Si l’empêchement est temporaire, l’exécution de l’obligation est suspendue à moins que le retard qui en résulterait ne justifie la résolution du contrat. Si l’empêchement est définitif, le contrat est résolu de plein droit et les parties sont libérées de leurs obligations dans les conditions prévues aux articles 1351 et 1351-1. »
Les contrats à durée déterminée peuvent-ils être rompus pour force majeure et du fait de cette pandémie ?
La réponse est a priori non mais je ne doute pas que malgré ce non, certainement que certains employeurs ont dû rompre des contrats de travail à durée déterminée pour force majeure pendant le confinement ou après ce dernier.
Si tel est le cas, ces employeurs indélicats s’exposent à un risque « prud’homal ». Le salarié ainsi remercié pourra agir devant le conseil de prud’hommes en invoquant la définition même de la force majeure et la jurisprudence.
Il n’est pas incontestable que sur la première partie de la définition, sur l’imprévisibilité, la pandémie était imprévisible, personne ne l’a prévue ni anticipée.
En revanche, sur la deuxième partie de la définition, à savoir l’irrésistibilité qui est plus d’ailleurs une irréversibilité, elle ne pourra pas s’appliquer pour cette pandémie.
Cela suppose l’absence de parade, de plan B, comme le dit le texte l’empêchement doit produire des effets qui ne peuvent être évités par des moyens appropriés.
Or, le gouvernement ayant mis en place un système d’indemnisation par l’intermédiaire de l’activité partielle, qui bénéficient également aux salariés engagés par contrat à durée déterminée, il sera difficile de faire croire au juge que cette pandémie a empêchée l’exécution du contrat de travail.

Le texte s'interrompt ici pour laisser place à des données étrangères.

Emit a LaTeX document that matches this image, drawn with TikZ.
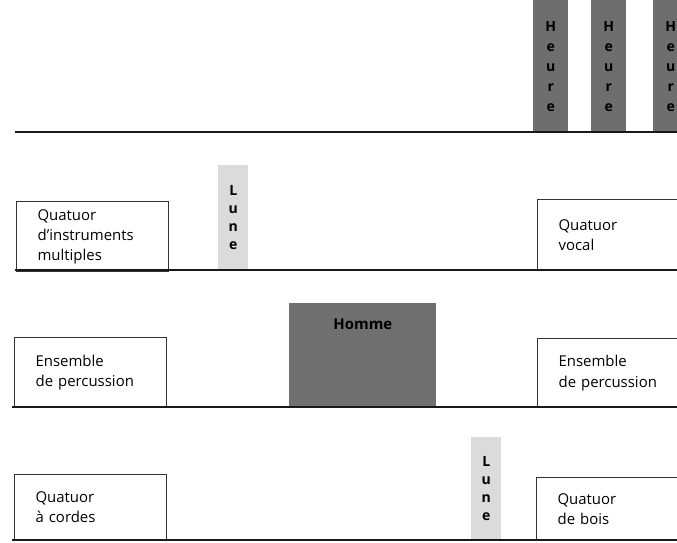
\documentclass[tikz,border=0pt]{standalone}
\usepackage{fontspec}
\setmainfont{Open Sans}
\usetikzlibrary{positioning}
\tikzset{
  groupbox/.style={rectangle, draw=black!80, line width=0.7pt, fill=white, anchor=north west,
    minimum height=1.4cm, text width=2.2cm, inner xsep=0.42cm, align=left,
    font=\fontsize{8.5}{11.4}\selectfont},
  hourbar/.style={rectangle, fill=black!57, anchor=north west, minimum width=0.7cm,
    minimum height=2.64cm, inner sep=0pt, align=center,
    font=\fontsize{8}{11.4}\selectfont\bfseries},
  moonbar/.style={rectangle, fill=black!14, anchor=north west, minimum width=0.6cm,
    inner sep=0pt, align=center, font=\fontsize{8}{10.3}\selectfont\bfseries},
  manbox/.style={rectangle, fill=black!56, anchor=north west, minimum width=2.94cm,
    minimum height=2.08cm, inner sep=0pt},
  rule/.style={line width=1.6pt, black!90},
}
\begin{document}
\begin{tikzpicture}[x=0.02cm, y=-0.02cm]
  \useasboundingbox (0,0) rectangle (677,542);
  \clip (0,0) rectangle (677,542);

  % hours at the top
  \node[hourbar] (heure1) at (533,0) {H\\e\\u\\r\\e};
  \node[hourbar] (heure2) at (591,0) {H\\e\\u\\r\\e};
  \node[hourbar] (heure3) at (653,0) {H\\e\\u\\r\\e};
  \draw[rule] (15,132) -- (677,132);

  % second level
  \node[groupbox, minimum width=3cm] (multiples) at (16,201) {Quatuor\\d'instruments\\multiples};
  \node[moonbar, minimum height=2.1cm] (lune1) at (218,165) {L\\u\\n\\e};
  \node[groupbox, minimum width=2.9cm, minimum height=1.42cm] (vocal) at (537,199) {Quatuor\\vocal};
  \draw[rule] (15,270) -- (677,270);

  % third level
  \node[groupbox, minimum width=3cm] (percL) at (14,337) {Ensemble\\de percussion};
  \node[manbox] (homme) at (289,303) {};
  \node[font=\fontsize{8.5}{10}\selectfont\bfseries, inner sep=0pt, below=0.3cm of homme.north] (hommetxt) {Homme};
  \node[groupbox, minimum width=2.9cm, minimum height=1.38cm] (percR) at (537,338) {Ensemble\\de percussion};
  \draw[rule] (12,407) -- (677,407);

  % bottom level
  \node[groupbox, minimum width=3cm, minimum height=1.32cm] (cordes) at (14,474) {Quatuor\\à cordes};
  \node[moonbar, minimum height=2.06cm] (lune2) at (471,437) {L\\u\\n\\e};
  \node[groupbox, minimum width=2.9cm, minimum height=1.26cm] (bois) at (536,477) {Quatuor\\de bois};
  \draw[rule] (12,540) -- (677,540);
\end{tikzpicture}
\end{document}
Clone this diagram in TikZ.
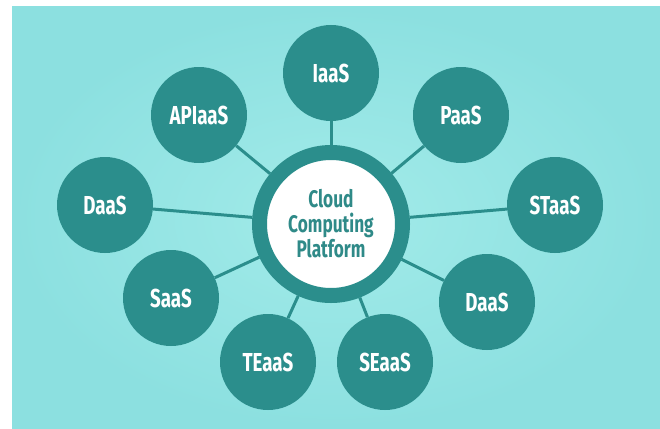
\documentclass[tikz,border=0pt]{standalone}
\usepackage{fontspec}
\newfontfamily\labelfont{Fira Sans}[FakeStretch=0.72]
\definecolor{bgcyan}{HTML}{8CE0E0}
\definecolor{bglight}{HTML}{A2EBE9}
\definecolor{tealdisc}{HTML}{2B8E8C}
\definecolor{tealtext}{HTML}{2F8A88}
\begin{document}
\begin{tikzpicture}[x=1pt,y=-1pt,
  service/.style={circle,fill=tealdisc,minimum size=96pt,inner sep=0pt,
    text=white,font=\labelfont\bfseries\fontsize{26}{28}\selectfont},
  hub/.style={circle,draw=tealdisc,line width=15pt,fill=white,minimum size=143pt,
    inner sep=0pt,align=center,text=tealtext,
    font=\labelfont\bfseries\fontsize{24}{25}\selectfont},
  link/.style={draw=tealdisc,line width=3pt}]
  % canvas and background panel
  \useasboundingbox (0,0) rectangle (660,428);
  \fill[white] (0,0) rectangle (660,428);
  \shade[inner color=bglight,outer color=bgcyan] (12,7) rectangle (660,428);
  % central hub
  \node[hub] (hub) at (331,224) {Cloud\\Computing\\Platform};
  % services around the hub
  \node[service] (iaas)  at (331,73)  {IaaS};
  \node[service] (apiaas) at (199,115) {APIaaS};
  \node[service] (paas)  at (461,115) {PaaS};
  \node[service] (daasl) at (105,205) {DaaS};
  \node[service] (staas) at (555,205) {STaaS};
  \node[service] (saas)  at (171,298) {SaaS};
  \node[service] (daasr) at (487,302) {DaaS};
  \node[service] (teaas) at (268,362) {TEaaS};
  \node[service] (seaas) at (385,362) {SEaaS};
  % spokes
  \foreach \s in {iaas,apiaas,paas,daasl,staas,saas,daasr,teaas,seaas}
    \draw[link] (hub) -- (\s);
\end{tikzpicture}
\end{document}
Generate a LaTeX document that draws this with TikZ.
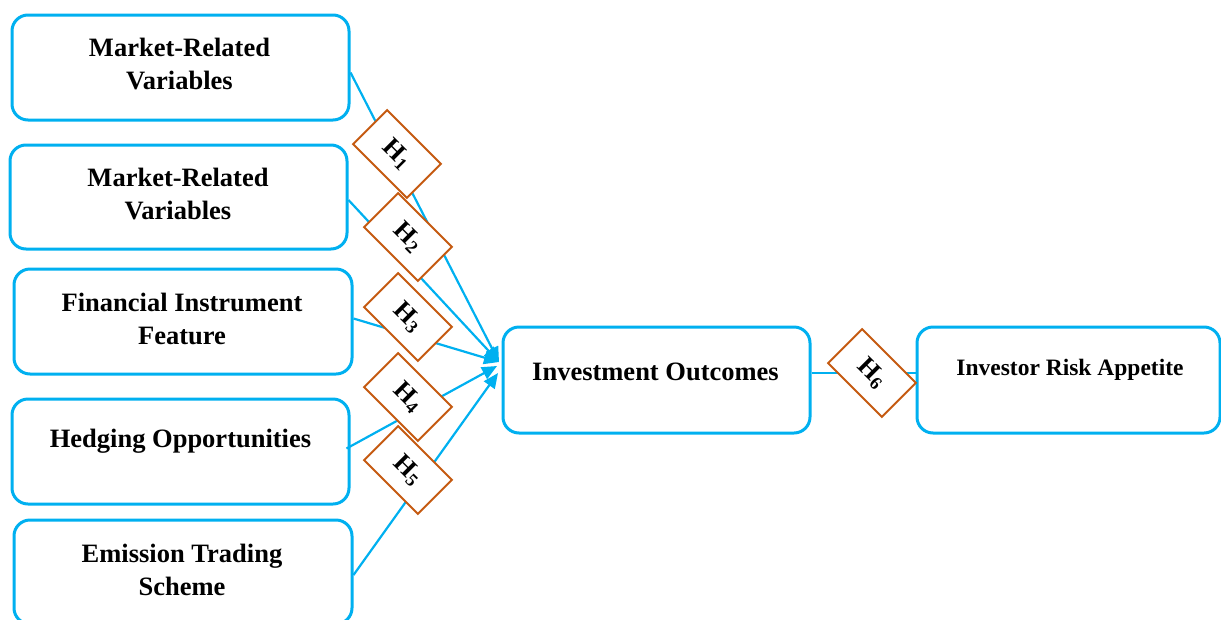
\documentclass[tikz,border=0pt]{standalone}
\usepackage{fontspec}
\setmainfont{Liberation Serif}
\usetikzlibrary{arrows.meta,calc}
\definecolor{cblue}{HTML}{00B0F0}
\definecolor{corange}{HTML}{C55A11}
\tikzset{
  box/.style={draw=cblue,line width=3pt,rounded corners=16pt,fill=white,inner sep=0pt},
  txt/.style={font=\fontsize{26.5}{33}\selectfont\bfseries,align=center,inner sep=0pt},
  smalltxt/.style={font=\fontsize{23.5}{29}\selectfont\bfseries,align=center,inner sep=0pt},
  hyp/.style={draw=corange,line width=2pt,fill=white,rotate=-45,minimum width=76pt,minimum height=48pt,inner sep=0pt,font=\fontsize{26}{28}\selectfont\bfseries},
  conn/.style={draw=cblue,line width=2.2pt},
  arr/.style={conn,-{Triangle[length=15pt,width=13pt]}}
}
\begin{document}
\begin{tikzpicture}[x=1pt,y=-1pt]
\useasboundingbox (0,0) rectangle (1221,619);
% boxes
\node[box,minimum width=337pt,minimum height=105pt] (b1) at (180.5,67.5) {};
\node[box,minimum width=337pt,minimum height=104pt] (b2) at (178.5,197) {};
\node[box,minimum width=338pt,minimum height=105pt] (b3) at (183,321.5) {};
\node[box,minimum width=337pt,minimum height=105pt] (b4) at (180.5,451.5) {};
\node[box,minimum width=338pt,minimum height=104pt] (b5) at (183,572) {};
\node[box,minimum width=307pt,minimum height=106pt] (io) at (656.5,380) {};
\node[box,minimum width=303pt,minimum height=106pt] (ira) at (1068.5,380) {};
% texts
\node[txt] (t1) at (179.5,64) {Market-Related\\Variables};
\node[txt] (t2) at (178,194) {Market-Related\\Variables};
\node[txt] (t3) at (182,319) {Financial Instrument\\Feature};
\node[txt] (t4) at (180.5,441) {Hedging Opportunities};
\node[txt] (t5) at (182,569.5) {Emission Trading\\Scheme};
\node[txt] (tio) at (655.5,372) {Investment Outcomes};
\node[smalltxt] (tira) at (1070,370) {Investor Risk Appetite};
% targets
\coordinate (p1) at (499,362);
\coordinate (p4) at (497,366);
\coordinate (p5) at (498,373);
% connectors
\draw[arr] ([yshift=-5pt]b1.east) -- (p1);
\draw[arr] ([yshift=-3pt]b2.east) -- (p1);
\draw[arr] ([yshift=3pt]b3.east) -- (p1);
\draw[arr] ([xshift=-4pt,yshift=3pt]b4.east) -- (p4);
\draw[arr] ([yshift=-3pt]b5.east) -- (p5);
\draw[conn] ([yshift=7pt]io.east) -- ([yshift=7pt]ira.west);
% hypotheses
\node[hyp] (h1) at (397,154) {H\textsubscript{1}};
\node[hyp] (h2) at (408,237) {H\textsubscript{2}};
\node[hyp] (h3) at (408,317) {H\textsubscript{3}};
\node[hyp] (h4) at (408,397) {H\textsubscript{4}};
\node[hyp] (h5) at (408,470) {H\textsubscript{5}};
\node[hyp] (h6) at (872,373) {H\textsubscript{6}};
\end{tikzpicture}
\end{document}
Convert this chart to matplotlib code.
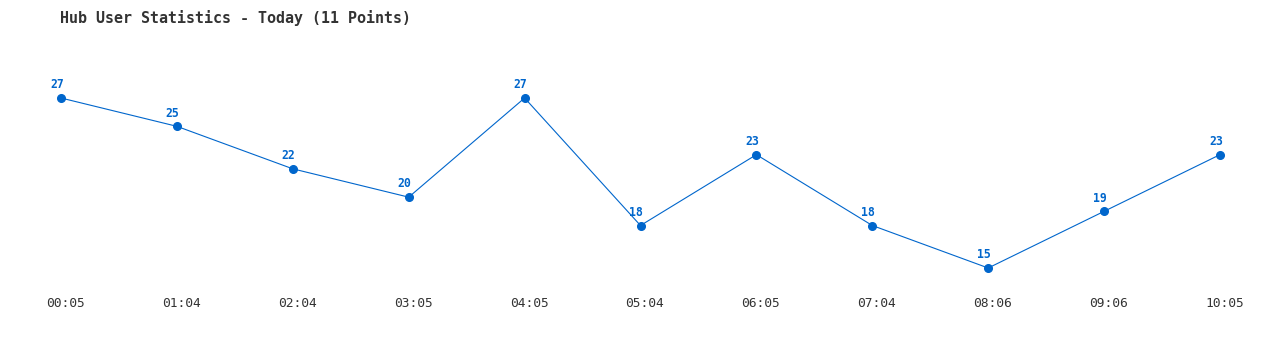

Pour finir, les juges du fond ont été très réticents à admettre qu’une épidémie puisse constituer une force majeure:
- Ainsi la Cour d’appel de Nancy a considéré qu’il n’y avait pas de force majeure pouvant justifier la rupture d’un contrat lors de l’épidémie de dingue en Martinique: CA Nancy, 22-11-2010, n° 09_00003, force majeure dingue épidémie
- De même la Cour d’appel de Saint Denis de la Réunion a considéré que la force majeure (épidémie du chikungunya) ne pouvait justifier un licenciement pour motif économique. CA Saint-Denis de la Réunion, SOC, 29-12-2009, n° 08_02114, Force majeure épidémie contrat de travail
Quelle est la sanction des contrats à durée déterminée rompu de manière anticipée abusivement ?
La sanction est sévère pour les employeurs.
L’article L1243-4 du code du travail dispose: « La rupture anticipée du contrat de travail à durée déterminée qui intervient à l’initiative de l’employeur, en dehors des cas de faute grave, de force majeure ou d’inaptitude constatée par le médecin du travail, ouvre droit pour le salarié à des dommages et intérêts d’un montant au moins égal aux rémunérations qu’il aurait perçues jusqu’au terme du contrat, sans préjudice de l’indemnité de fin de contrat prévue à l’article L. 1243-8. »
Le deuxième alinéa fait référence à la force majeure à la suite d’un sinistre qui a les mêmes conséquences. (la pandémie n’est pas un sinistre).
La « note » peut être très lourde pour un employeur qui devra parfois payé des dommages et intérêts de plusieurs mois de salaires alors que le salarié n’a travaillé que quelques jours.
Pour le salarié, ces dommages et intérêts importants s’expliquent par le préjudice subi du fait de la perte d’un emploi, d’un contrat qui était censé être sécurisé puisqu’ à durée déterminée.